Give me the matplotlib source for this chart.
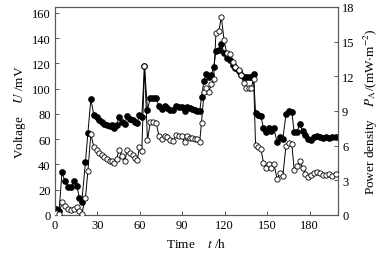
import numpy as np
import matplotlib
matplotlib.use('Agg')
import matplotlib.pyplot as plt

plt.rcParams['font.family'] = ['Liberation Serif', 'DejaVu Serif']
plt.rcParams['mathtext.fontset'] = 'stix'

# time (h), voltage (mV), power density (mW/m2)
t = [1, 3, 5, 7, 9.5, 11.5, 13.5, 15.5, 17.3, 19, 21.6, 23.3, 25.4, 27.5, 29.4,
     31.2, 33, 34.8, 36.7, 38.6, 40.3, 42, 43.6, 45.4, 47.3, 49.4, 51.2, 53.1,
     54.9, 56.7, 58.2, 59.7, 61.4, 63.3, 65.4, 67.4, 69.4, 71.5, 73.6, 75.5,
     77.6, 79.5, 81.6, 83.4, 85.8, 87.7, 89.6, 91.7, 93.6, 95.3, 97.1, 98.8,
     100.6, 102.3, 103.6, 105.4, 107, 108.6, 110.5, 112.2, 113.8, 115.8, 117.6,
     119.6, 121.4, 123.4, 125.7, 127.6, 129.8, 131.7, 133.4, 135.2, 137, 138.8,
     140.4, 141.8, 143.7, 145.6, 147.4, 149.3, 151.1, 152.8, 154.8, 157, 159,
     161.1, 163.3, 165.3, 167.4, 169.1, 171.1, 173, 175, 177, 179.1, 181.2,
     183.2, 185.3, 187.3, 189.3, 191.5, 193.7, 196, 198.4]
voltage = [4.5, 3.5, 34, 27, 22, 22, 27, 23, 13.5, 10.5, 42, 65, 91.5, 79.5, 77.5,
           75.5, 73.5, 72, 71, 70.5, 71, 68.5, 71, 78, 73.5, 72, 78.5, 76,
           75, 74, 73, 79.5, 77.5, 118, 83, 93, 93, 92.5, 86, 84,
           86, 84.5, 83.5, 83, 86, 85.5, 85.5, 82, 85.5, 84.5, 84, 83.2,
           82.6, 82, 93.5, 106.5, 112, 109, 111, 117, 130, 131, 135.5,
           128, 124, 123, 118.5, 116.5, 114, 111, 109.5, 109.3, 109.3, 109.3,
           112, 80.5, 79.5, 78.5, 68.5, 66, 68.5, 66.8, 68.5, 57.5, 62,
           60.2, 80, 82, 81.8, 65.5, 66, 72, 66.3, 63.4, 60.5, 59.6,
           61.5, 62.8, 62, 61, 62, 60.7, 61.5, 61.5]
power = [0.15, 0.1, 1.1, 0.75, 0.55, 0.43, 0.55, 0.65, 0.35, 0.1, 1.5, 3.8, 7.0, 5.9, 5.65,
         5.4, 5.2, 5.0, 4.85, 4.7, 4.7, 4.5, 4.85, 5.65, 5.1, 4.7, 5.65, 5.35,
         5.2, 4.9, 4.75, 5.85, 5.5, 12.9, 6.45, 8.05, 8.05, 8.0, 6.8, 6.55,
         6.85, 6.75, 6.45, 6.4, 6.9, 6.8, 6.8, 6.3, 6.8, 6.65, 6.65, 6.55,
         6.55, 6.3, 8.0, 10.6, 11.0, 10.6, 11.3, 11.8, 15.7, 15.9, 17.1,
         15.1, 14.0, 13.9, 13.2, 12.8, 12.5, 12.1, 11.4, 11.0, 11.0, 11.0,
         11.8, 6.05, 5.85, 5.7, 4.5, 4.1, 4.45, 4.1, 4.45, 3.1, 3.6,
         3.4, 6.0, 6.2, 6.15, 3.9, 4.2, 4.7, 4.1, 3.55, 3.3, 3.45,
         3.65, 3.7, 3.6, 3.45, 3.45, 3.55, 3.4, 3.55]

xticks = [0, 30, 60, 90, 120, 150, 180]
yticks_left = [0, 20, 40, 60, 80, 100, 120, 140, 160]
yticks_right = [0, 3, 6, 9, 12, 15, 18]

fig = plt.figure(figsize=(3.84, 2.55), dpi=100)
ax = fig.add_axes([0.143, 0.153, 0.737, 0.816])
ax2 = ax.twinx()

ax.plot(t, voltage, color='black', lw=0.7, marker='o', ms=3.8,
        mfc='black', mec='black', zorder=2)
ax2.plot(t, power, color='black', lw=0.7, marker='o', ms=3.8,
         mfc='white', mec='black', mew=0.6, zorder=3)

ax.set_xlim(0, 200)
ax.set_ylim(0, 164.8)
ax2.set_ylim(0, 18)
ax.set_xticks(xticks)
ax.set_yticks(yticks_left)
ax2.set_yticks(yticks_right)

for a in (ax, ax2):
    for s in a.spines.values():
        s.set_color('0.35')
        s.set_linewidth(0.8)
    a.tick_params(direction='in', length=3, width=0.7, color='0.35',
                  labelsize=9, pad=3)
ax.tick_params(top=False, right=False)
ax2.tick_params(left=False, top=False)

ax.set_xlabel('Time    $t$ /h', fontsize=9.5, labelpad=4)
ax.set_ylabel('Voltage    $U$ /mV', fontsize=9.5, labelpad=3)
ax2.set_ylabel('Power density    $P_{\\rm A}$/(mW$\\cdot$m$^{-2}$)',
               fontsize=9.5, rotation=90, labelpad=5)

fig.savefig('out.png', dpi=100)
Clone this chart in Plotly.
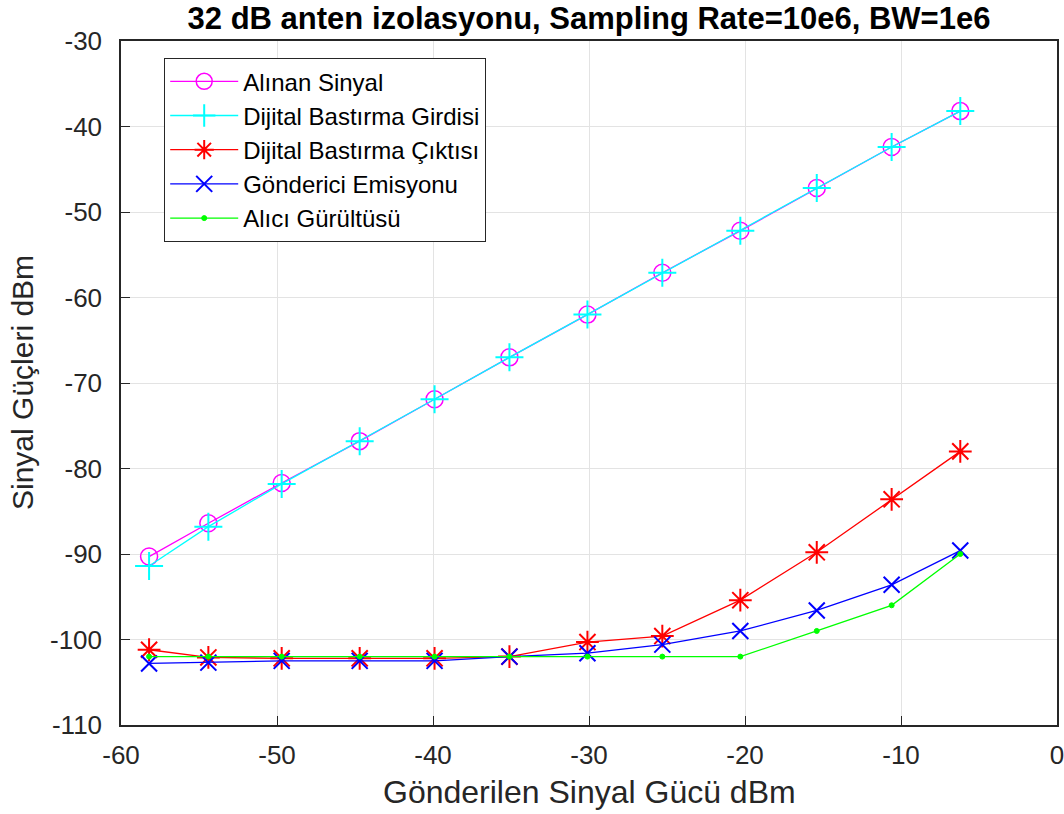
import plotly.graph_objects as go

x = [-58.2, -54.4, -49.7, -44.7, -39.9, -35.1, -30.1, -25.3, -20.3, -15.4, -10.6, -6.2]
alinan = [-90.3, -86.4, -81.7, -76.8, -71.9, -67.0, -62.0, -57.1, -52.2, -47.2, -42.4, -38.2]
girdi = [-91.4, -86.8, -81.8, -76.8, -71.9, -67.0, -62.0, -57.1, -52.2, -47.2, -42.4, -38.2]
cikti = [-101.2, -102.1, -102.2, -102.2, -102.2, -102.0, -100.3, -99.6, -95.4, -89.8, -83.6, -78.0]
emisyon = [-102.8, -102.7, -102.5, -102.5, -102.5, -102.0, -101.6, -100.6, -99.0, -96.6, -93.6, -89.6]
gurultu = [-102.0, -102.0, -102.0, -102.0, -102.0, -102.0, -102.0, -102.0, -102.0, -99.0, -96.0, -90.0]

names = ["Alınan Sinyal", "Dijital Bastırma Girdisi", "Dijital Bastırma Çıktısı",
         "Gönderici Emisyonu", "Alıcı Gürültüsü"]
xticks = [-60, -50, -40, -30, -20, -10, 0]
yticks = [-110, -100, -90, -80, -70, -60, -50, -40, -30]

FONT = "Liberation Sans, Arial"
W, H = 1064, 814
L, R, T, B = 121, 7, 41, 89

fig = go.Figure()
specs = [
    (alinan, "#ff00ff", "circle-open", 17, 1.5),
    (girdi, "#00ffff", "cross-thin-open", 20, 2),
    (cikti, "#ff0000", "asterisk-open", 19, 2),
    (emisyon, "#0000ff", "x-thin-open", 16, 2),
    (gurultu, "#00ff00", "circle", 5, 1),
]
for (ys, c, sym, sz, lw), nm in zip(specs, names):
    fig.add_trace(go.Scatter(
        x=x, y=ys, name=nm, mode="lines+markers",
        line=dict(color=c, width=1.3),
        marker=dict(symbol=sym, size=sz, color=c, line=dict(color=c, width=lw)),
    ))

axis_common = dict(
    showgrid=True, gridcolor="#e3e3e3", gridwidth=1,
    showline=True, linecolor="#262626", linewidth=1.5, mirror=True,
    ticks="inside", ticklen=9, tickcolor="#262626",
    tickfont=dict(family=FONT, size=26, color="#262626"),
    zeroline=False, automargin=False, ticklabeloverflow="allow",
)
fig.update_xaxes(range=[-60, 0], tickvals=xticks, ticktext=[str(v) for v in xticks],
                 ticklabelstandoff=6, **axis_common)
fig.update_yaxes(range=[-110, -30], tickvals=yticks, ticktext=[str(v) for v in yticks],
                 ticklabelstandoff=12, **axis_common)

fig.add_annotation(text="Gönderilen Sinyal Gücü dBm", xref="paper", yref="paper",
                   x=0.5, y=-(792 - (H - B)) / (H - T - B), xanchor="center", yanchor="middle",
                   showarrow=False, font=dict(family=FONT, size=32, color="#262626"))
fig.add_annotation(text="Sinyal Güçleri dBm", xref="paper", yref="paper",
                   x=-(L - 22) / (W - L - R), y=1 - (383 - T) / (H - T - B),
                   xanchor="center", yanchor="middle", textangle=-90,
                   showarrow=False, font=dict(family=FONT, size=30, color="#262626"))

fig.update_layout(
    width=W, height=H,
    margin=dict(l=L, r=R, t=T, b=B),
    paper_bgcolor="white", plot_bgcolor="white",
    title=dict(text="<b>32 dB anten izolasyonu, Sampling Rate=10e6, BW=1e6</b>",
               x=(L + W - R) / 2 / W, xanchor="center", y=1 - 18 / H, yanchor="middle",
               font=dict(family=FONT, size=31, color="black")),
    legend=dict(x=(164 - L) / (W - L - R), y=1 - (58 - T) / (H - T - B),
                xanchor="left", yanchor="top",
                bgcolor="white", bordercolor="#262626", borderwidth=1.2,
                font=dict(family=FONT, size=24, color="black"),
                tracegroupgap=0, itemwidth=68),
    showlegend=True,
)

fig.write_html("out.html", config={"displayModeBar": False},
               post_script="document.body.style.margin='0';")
────────
▸ **TASK TO COMPLETE**:
Copy exactly the material above from the line with "Clone this chart in Plotly." to the line with "import plotly.graph_objects as go", ends included, and nothing else. Leave out any picture.

▸ **OUTPUT OF THE EXERCISE**:
Clone this chart in Plotly.
import plotly.graph_objects as go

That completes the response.